__Work required__. Look below. Copy each line that has "this" in it.

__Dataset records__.

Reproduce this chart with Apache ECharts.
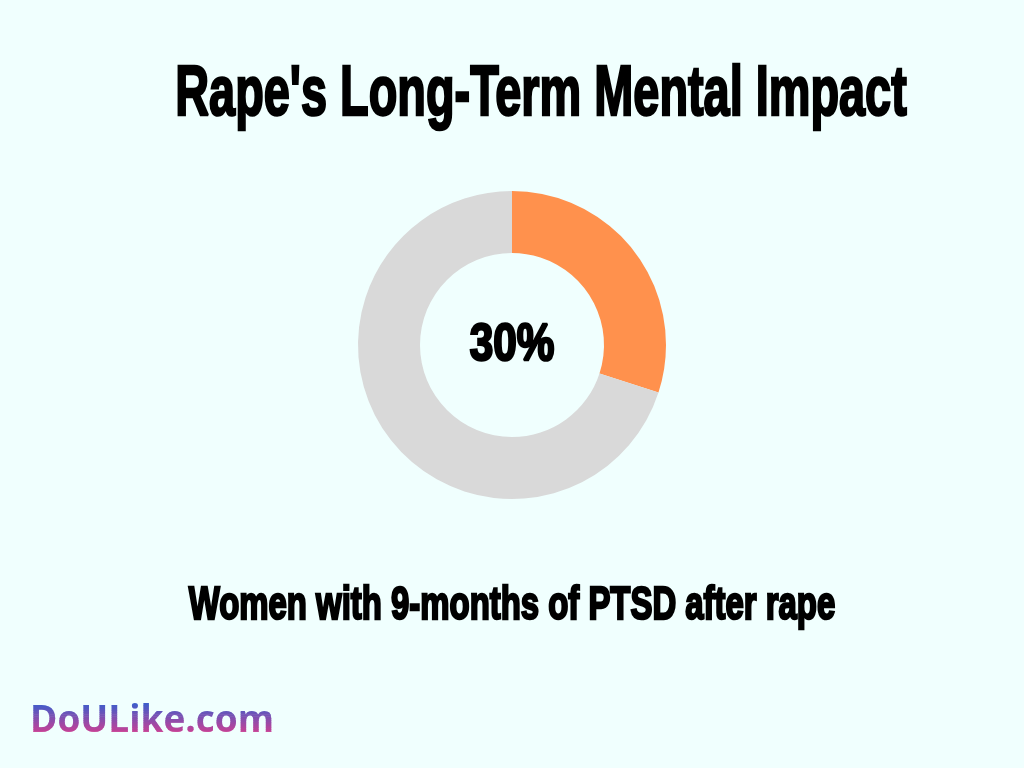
<!DOCTYPE html>
<html>
<head>
<meta charset="utf-8">
<script src="https://cdn.jsdelivr.net/npm/echarts@6/dist/echarts.min.js"></script>
<style>
html,body{margin:0;padding:0;background:#F0FFFE;}
#c{width:1024px;height:768px;}
</style>
</head>
<body>
<div id="c"></div>
<script>
const title = "Rape's Long-Term Mental Impact";
const subtitle = "Women with 9-months of PTSD after rape";
const categories = ["Women with PTSD after 9 months", "Others"];
const values = [30, 70];
const centerLabel = "30%";
const brand = "DoULike.com";

const chart = echarts.init(document.getElementById('c'), null, {renderer: 'canvas'});
const heavy = {fontFamily: 'Liberation Sans, Arial, sans-serif', fontWeight: 'bold', fill: '#000', stroke: '#000', lineWidth: 2.5};

chart.setOption({
  backgroundColor: '#F0FFFE',
  series: [{
    type: 'pie',
    center: [512, 345],
    radius: [92, 154],
    startAngle: 90,
    clockwise: true,
    silent: true,
    label: {show: false},
    labelLine: {show: false},
    data: categories.map((c, i) => ({
      name: c, value: values[i],
      itemStyle: {color: i === 0 ? '#FF914D' : '#D9D9D9'}
    }))
  }],
  graphic: [
    {type: 'text', x: 541, y: 95, scaleX: 0.66, scaleY: 1, originX: 0, originY: 0,
     style: Object.assign({}, heavy, {text: title, fontSize: 71, textAlign: 'center', textVerticalAlign: 'middle'})},
    {type: 'text', x: 512, y: 606, scaleX: 0.70, originX: 0, originY: 0,
     style: Object.assign({}, heavy, {text: subtitle, fontSize: 47, textAlign: 'center', textVerticalAlign: 'middle'})},
    {type: 'text', x: 512, y: 346, scaleX: 0.83, originX: 0, originY: 0,
     style: Object.assign({}, heavy, {text: centerLabel, fontSize: 51, textAlign: 'center', textVerticalAlign: 'middle'})}
  ]
});

// Brand text with a vertical blue->pink gradient, drawn as thin clipped bands
(function () {
  const zr = chart.getZr();
  const top = 703, bottom = 737, bands = 18;
  const c0 = [58, 94, 204], c1 = [222, 60, 140];
  const step = (bottom - top) / bands;
  for (let i = 0; i < bands; i++) {
    const t = (i + 0.5) / bands;
    const col = 'rgb(' + c0.map((v, k) => Math.round(v + (c1[k] - v) * t)).join(',') + ')';
    const y0 = (i === 0 ? top - 10 : top + i * step) - 721;
    const y1 = (i === bands - 1 ? bottom + 10 : top + (i + 1) * step) - 721;
    const txt = new echarts.graphic.Text({
      x: 30, y: 721, silent: true, z: 10,
      style: {text: brand, fontFamily: 'Open Sans, sans-serif', fontWeight: 'bold', fontSize: 37,
        align: 'left', verticalAlign: 'middle', fill: col}
    });
    txt.setClipPath(new echarts.graphic.Rect({shape: {x: -10, y: y0, width: 300, height: y1 - y0 + 0.5}}));
    zr.add(txt);
  }
})();
</script>
</body>
</html>
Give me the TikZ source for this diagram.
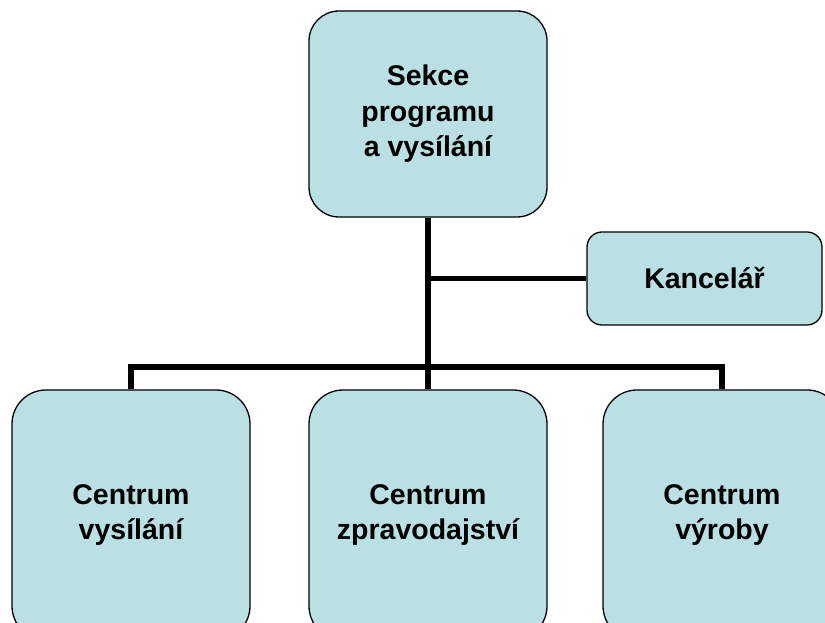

__Complete answer__.
Reproduce this chart with Apache ECharts.
Give me the TikZ source for this diagram.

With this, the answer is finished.